■ Data extract
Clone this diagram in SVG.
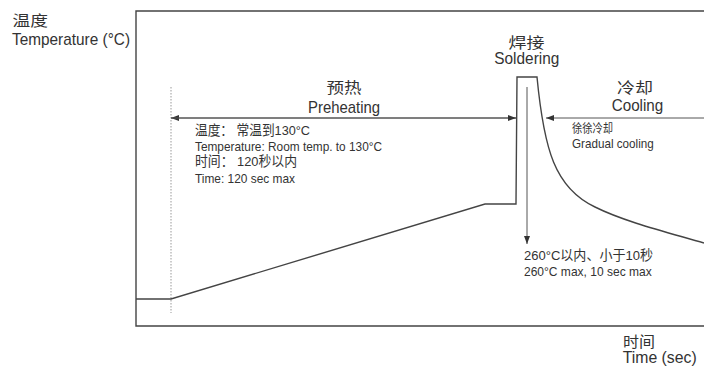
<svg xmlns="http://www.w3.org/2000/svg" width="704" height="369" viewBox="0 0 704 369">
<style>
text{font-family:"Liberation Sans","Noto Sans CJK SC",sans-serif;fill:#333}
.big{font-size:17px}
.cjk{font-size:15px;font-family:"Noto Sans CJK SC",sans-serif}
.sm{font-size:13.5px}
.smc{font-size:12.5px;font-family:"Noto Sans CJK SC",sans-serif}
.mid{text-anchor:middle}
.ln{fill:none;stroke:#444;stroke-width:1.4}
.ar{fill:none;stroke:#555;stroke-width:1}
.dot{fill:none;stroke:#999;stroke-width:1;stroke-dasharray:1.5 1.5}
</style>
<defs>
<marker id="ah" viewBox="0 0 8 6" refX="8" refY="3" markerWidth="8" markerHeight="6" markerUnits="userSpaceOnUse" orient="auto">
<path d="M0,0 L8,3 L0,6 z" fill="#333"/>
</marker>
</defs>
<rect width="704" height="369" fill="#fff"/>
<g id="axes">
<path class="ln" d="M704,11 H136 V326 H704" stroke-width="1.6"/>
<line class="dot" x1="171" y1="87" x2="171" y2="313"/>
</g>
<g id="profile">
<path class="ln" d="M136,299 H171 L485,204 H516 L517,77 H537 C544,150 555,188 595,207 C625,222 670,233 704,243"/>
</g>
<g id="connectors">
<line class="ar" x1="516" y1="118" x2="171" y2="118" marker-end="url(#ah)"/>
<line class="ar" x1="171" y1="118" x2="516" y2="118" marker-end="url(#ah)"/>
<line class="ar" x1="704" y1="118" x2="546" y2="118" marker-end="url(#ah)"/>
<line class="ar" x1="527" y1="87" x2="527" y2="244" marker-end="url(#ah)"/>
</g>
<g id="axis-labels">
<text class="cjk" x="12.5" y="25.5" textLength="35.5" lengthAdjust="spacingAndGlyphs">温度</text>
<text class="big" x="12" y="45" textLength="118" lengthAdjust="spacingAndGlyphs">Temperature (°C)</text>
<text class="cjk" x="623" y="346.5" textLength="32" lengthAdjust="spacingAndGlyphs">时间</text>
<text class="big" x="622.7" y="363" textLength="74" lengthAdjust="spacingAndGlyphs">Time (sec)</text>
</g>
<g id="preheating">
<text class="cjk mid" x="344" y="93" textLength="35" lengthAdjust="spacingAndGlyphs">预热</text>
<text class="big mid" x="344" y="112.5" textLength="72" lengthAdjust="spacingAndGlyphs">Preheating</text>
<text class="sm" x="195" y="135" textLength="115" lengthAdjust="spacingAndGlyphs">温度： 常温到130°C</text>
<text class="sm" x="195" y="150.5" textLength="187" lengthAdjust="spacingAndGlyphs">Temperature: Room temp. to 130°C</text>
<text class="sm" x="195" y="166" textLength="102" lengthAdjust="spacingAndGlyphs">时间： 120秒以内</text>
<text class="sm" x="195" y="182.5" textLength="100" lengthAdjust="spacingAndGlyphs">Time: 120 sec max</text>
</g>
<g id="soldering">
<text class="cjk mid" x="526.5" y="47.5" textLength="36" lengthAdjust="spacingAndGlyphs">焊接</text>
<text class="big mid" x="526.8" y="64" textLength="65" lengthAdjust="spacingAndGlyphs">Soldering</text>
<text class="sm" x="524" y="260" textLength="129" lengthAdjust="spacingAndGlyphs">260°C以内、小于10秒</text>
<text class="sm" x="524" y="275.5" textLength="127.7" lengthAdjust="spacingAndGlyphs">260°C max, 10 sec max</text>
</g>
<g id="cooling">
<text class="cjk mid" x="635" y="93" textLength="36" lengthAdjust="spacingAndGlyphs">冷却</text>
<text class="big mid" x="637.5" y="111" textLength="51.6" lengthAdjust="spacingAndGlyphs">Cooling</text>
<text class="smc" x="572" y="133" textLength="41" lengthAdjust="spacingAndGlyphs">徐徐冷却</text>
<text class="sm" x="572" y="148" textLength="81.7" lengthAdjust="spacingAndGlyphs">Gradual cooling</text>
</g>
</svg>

■ To do
Take the data above and repeat it exactly, leaving each picture out.

■ Expected answer
Clone this diagram in SVG.
<svg xmlns="http://www.w3.org/2000/svg" width="704" height="369" viewBox="0 0 704 369">
<style>
text{font-family:"Liberation Sans","Noto Sans CJK SC",sans-serif;fill:#333}
.big{font-size:17px}
.cjk{font-size:15px;font-family:"Noto Sans CJK SC",sans-serif}
.sm{font-size:13.5px}
.smc{font-size:12.5px;font-family:"Noto Sans CJK SC",sans-serif}
.mid{text-anchor:middle}
.ln{fill:none;stroke:#444;stroke-width:1.4}
.ar{fill:none;stroke:#555;stroke-width:1}
.dot{fill:none;stroke:#999;stroke-width:1;stroke-dasharray:1.5 1.5}
</style>
<defs>
<marker id="ah" viewBox="0 0 8 6" refX="8" refY="3" markerWidth="8" markerHeight="6" markerUnits="userSpaceOnUse" orient="auto">
<path d="M0,0 L8,3 L0,6 z" fill="#333"/>
</marker>
</defs>
<rect width="704" height="369" fill="#fff"/>
<g id="axes">
<path class="ln" d="M704,11 H136 V326 H704" stroke-width="1.6"/>
<line class="dot" x1="171" y1="87" x2="171" y2="313"/>
</g>
<g id="profile">
<path class="ln" d="M136,299 H171 L485,204 H516 L517,77 H537 C544,150 555,188 595,207 C625,222 670,233 704,243"/>
</g>
<g id="connectors">
<line class="ar" x1="516" y1="118" x2="171" y2="118" marker-end="url(#ah)"/>
<line class="ar" x1="171" y1="118" x2="516" y2="118" marker-end="url(#ah)"/>
<line class="ar" x1="704" y1="118" x2="546" y2="118" marker-end="url(#ah)"/>
<line class="ar" x1="527" y1="87" x2="527" y2="244" marker-end="url(#ah)"/>
</g>
<g id="axis-labels">
<text class="cjk" x="12.5" y="25.5" textLength="35.5" lengthAdjust="spacingAndGlyphs">温度</text>
<text class="big" x="12" y="45" textLength="118" lengthAdjust="spacingAndGlyphs">Temperature (°C)</text>
<text class="cjk" x="623" y="346.5" textLength="32" lengthAdjust="spacingAndGlyphs">时间</text>
<text class="big" x="622.7" y="363" textLength="74" lengthAdjust="spacingAndGlyphs">Time (sec)</text>
</g>
<g id="preheating">
<text class="cjk mid" x="344" y="93" textLength="35" lengthAdjust="spacingAndGlyphs">预热</text>
<text class="big mid" x="344" y="112.5" textLength="72" lengthAdjust="spacingAndGlyphs">Preheating</text>
<text class="sm" x="195" y="135" textLength="115" lengthAdjust="spacingAndGlyphs">温度： 常温到130°C</text>
<text class="sm" x="195" y="150.5" textLength="187" lengthAdjust="spacingAndGlyphs">Temperature: Room temp. to 130°C</text>
<text class="sm" x="195" y="166" textLength="102" lengthAdjust="spacingAndGlyphs">时间： 120秒以内</text>
<text class="sm" x="195" y="182.5" textLength="100" lengthAdjust="spacingAndGlyphs">Time: 120 sec max</text>
</g>
<g id="soldering">
<text class="cjk mid" x="526.5" y="47.5" textLength="36" lengthAdjust="spacingAndGlyphs">焊接</text>
<text class="big mid" x="526.8" y="64" textLength="65" lengthAdjust="spacingAndGlyphs">Soldering</text>
<text class="sm" x="524" y="260" textLength="129" lengthAdjust="spacingAndGlyphs">260°C以内、小于10秒</text>
<text class="sm" x="524" y="275.5" textLength="127.7" lengthAdjust="spacingAndGlyphs">260°C max, 10 sec max</text>
</g>
<g id="cooling">
<text class="cjk mid" x="635" y="93" textLength="36" lengthAdjust="spacingAndGlyphs">冷却</text>
<text class="big mid" x="637.5" y="111" textLength="51.6" lengthAdjust="spacingAndGlyphs">Cooling</text>
<text class="smc" x="572" y="133" textLength="41" lengthAdjust="spacingAndGlyphs">徐徐冷却</text>
<text class="sm" x="572" y="148" textLength="81.7" lengthAdjust="spacingAndGlyphs">Gradual cooling</text>
</g>
</svg>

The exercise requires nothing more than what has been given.